Colusa & Hamilton Railroad v. Glenn
Before: THE COURT. —
Synopsis
The facts are stated in the opinion of the court.
THE COURT.
This action is in eminent domain, and was initiated by the plaintiff for the purpose of condemning and thereby acquiring for its purposes a strip of land belonging to the defendant and comprising, as the jury found, 12.18 acres.
The jury assessed the damages for the land thus to be taken at the sum of $2,801.40 and for the land not taken, because of the depreciation in the value thereof by reason of
[206]
its severance from the land proposed to be taken and the resulting damage, at the sum of $14,130. Upon the verdict so returned the court made and caused to be entered judgment, from which and from the order denying the plaintiff a new trial the latter appeals.

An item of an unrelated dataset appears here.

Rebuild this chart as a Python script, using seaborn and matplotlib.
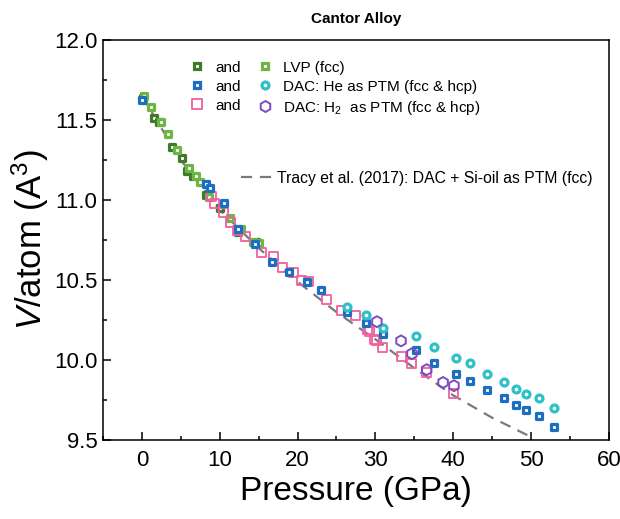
import matplotlib
matplotlib.use("Agg")
import matplotlib.pyplot as plt
import matplotlib.ticker as mticker
from matplotlib.lines import Line2D
import pandas as pd
import seaborn as sns

# --- data (pressure in GPa, volume in A^3/atom) ---
dg_p = [0.2, 1.5, 2.2, 3.9, 5.2, 5.8, 6.6, 8.2, 10.0, 12.4, 14.7]
dg_v = [11.64, 11.51, 11.49, 11.33, 11.26, 11.18, 11.15, 11.03, 10.95, 10.80, 10.74]

lg_p = [0.3, 1.2, 2.5, 3.3, 4.5, 6.1, 7.0, 7.5, 8.6, 11.3, 12.8, 14.3, 15.0]
lg_v = [11.65, 11.58, 11.49, 11.41, 11.31, 11.20, 11.15, 11.11, 11.02, 10.89, 10.82, 10.74, 10.73]

blue_p = [0.0, 8.2, 8.7, 10.5, 12.4, 14.5, 16.7, 18.9, 21.2, 23.0, 26.4, 28.8, 31.0,
          35.2, 37.6, 40.4, 42.1, 44.4, 46.5, 48.1, 49.3, 51.0, 53.0]
blue_v = [11.625, 11.10, 11.075, 10.98, 10.82, 10.725, 10.61, 10.55, 10.49, 10.44, 10.30,
          10.23, 10.16, 10.06, 9.98, 9.91, 9.87, 9.81, 9.76, 9.72, 9.69, 9.65, 9.58]

pink_p = [8.9, 9.3, 10.5, 11.4, 12.3, 13.3, 15.4, 16.9, 18.1, 19.5, 20.5, 21.4, 23.7,
          25.7, 27.5, 29.0, 29.3, 29.9, 30.2, 30.9, 33.3, 34.7, 36.6, 40.1]
pink_v = [11.02, 10.98, 10.92, 10.86, 10.81, 10.77, 10.67, 10.65, 10.58, 10.55, 10.50, 10.49, 10.38,
          10.31, 10.28, 10.19, 10.18, 10.13, 10.12, 10.08, 10.02, 9.98, 9.92, 9.79]

cyan_p = [26.4, 28.8, 31.0, 35.2, 37.6, 40.4, 42.1, 44.4, 46.5, 48.1, 49.3, 51.0, 53.0]
cyan_v = [10.33, 10.28, 10.20, 10.15, 10.08, 10.01, 9.98, 9.91, 9.86, 9.82, 9.79, 9.76, 9.70]

purple_p = [30.2, 33.3, 34.7, 36.6, 38.7, 40.1]
purple_v = [10.24, 10.12, 10.04, 9.94, 9.86, 9.84]

tracy_p = [0, 5, 10, 15, 20, 25, 30, 35, 40, 45, 50]
tracy_v = [11.65, 11.25, 10.94, 10.70, 10.49, 10.30, 10.13, 9.95, 9.78, 9.64, 9.52]

legend_labels = ["and", "and", "and", "LVP (fcc)",
                 "DAC: He as PTM (fcc & hcp)", r"DAC: H$_2$  as PTM (fcc & hcp)"]
tracy_label = "Tracy et al. (2017): DAC + Si-oil as PTM (fcc)"

sns.set_style("ticks")
plt.rcParams["font.family"] = ["Liberation Sans", "DejaVu Sans"]
plt.rcParams["mathtext.fontset"] = "custom"
plt.rcParams["mathtext.rm"] = "Liberation Sans"
plt.rcParams["mathtext.it"] = "Liberation Sans:italic"
plt.rcParams["text.color"] = "black"
plt.rcParams["axes.labelcolor"] = "black"
plt.rcParams["xtick.color"] = "black"
plt.rcParams["ytick.color"] = "black"

DG, LG, BLUE, PINK, CYAN, PURPLE = "#3f7a2c", "#6fb544", "#1b6ec2", "#f0609e", "#2fc0c8", "#7a4cc0"

fig = plt.figure(figsize=(6.2, 5.19), dpi=100)
ax = fig.add_axes([0.166, 0.152, 0.816, 0.771])

tracy = pd.DataFrame({"P": tracy_p, "V": tracy_v})
sns.lineplot(data=tracy, x="P", y="V", ax=ax, color="#7a7a7a", lw=1.6,
             dashes=False, zorder=1).lines[0].set_dashes([5, 3.5])

series = [
    (dg_p, dg_v, DG, "s", 18, 2.3, "white"),
    (lg_p, lg_v, LG, "s", 18, 2.3, "white"),
    (pink_p, pink_v, PINK, "s", 42, 1.3, "none"),
    (blue_p, blue_v, BLUE, "s", 18, 2.3, "white"),
    (cyan_p, cyan_v, CYAN, "o", 25, 2.3, "white"),
    (purple_p, purple_v, PURPLE, "h", 62, 1.4, "none"),
]
for p, v, col, mk, s, lw, fc in series:
    sns.scatterplot(x=p, y=v, ax=ax, marker=mk, s=s, facecolor=fc,
                    edgecolor=col, linewidth=lw, zorder=3)

ax.set_xlim(-5, 60)
ax.set_ylim(9.5, 12.0)
ax.xaxis.set_major_locator(mticker.MultipleLocator(10))
ax.xaxis.set_minor_locator(mticker.MultipleLocator(5))
ax.yaxis.set_major_locator(mticker.MultipleLocator(0.5))
ax.yaxis.set_minor_locator(mticker.MultipleLocator(0.25))
ax.yaxis.set_major_formatter(mticker.FormatStrFormatter("%.1f"))
ax.tick_params(which="both", direction="in", width=1.1, labelsize=16)
ax.tick_params(axis="x", pad=7)
ax.tick_params(axis="y", pad=4)
ax.tick_params(which="major", length=6)
ax.tick_params(which="minor", length=3)
for sp in ax.spines.values():
    sp.set_linewidth(1.1)
    sp.set_color("black")

ax.set_xlabel("Pressure (GPa)", fontsize=24, labelpad=4)
ax.set_ylabel(r"$\it{V}$/atom (A$^3$)", fontsize=25, labelpad=2)
ax.set_title("Cantor Alloy", fontsize=11, fontweight="bold", pad=12)

def mk_handle(col, mk, ms, lw, fc):
    return Line2D([], [], ls="none", marker=mk, markersize=ms, markeredgecolor=col,
                  markerfacecolor=fc, markeredgewidth=lw)

handles = [
    mk_handle(DG, "s", 4.2, 2.3, "white"),
    mk_handle(BLUE, "s", 4.2, 2.3, "white"),
    mk_handle(PINK, "s", 6.5, 1.3, "none"),
    mk_handle(LG, "s", 4.2, 2.3, "white"),
    mk_handle(CYAN, "o", 5.0, 2.3, "white"),
    mk_handle(PURPLE, "h", 7.9, 1.4, "none"),
]
leg = ax.legend(handles, legend_labels, ncol=2, loc="upper left",
                bbox_to_anchor=(0.17, 0.948), frameon=False, fontsize=11,
                handlelength=1.0, handletextpad=0.7, columnspacing=1.1,
                labelspacing=0.32, borderpad=0, borderaxespad=0)
ax.add_artist(leg)

tracy_handle = Line2D([], [], color="#7a7a7a", lw=1.6, dashes=[5, 3.5])
ax.legend([tracy_handle], [tracy_label], loc="upper left", bbox_to_anchor=(0.272, 0.673),
          frameon=False, fontsize=11.3, handlelength=2.0, handletextpad=0.3,
          borderpad=0, borderaxespad=0)

fig.savefig("out.png", dpi=100)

The tract of land from which the strip is sought to be taken in the present case adjoins the tract of land of which a portion, involving approximately the area sought to be taken in this ease, was condemned in the case of the
Colusa & Hamilton R. R. Co.
v.
Leonard,
176 Cal. 109, [167 Pac. 878]. Upon an examination of the records of the present and the said Leonard case, we have found that the physical conditions surrounding the two tracts of land are substantially if not precisely the same; that is to say, that the two tracts are similarly situated with respect to the conditions that the evidence showed would exist as the result of the building and the running of the railroad tracks of the plaintiff, according to the plan as shown, through and over the strips to be taken, and that each tract would be equally subject to the increased danger, which it was shown would result to the untaken lands, from the flood waters of the Sacramento Biver, in case the levees protecting the lands against said stream were to give way from any of the causes suggested; that, therefore, the elements contributing to and forming the bases determinative of the depreciation of the value of the lands not taken by reason of the severance therefrom of the strips taken and of the use to which the latter were to be put in conformity with the design disclosed by the evidence were practically and substantially the same in both cases.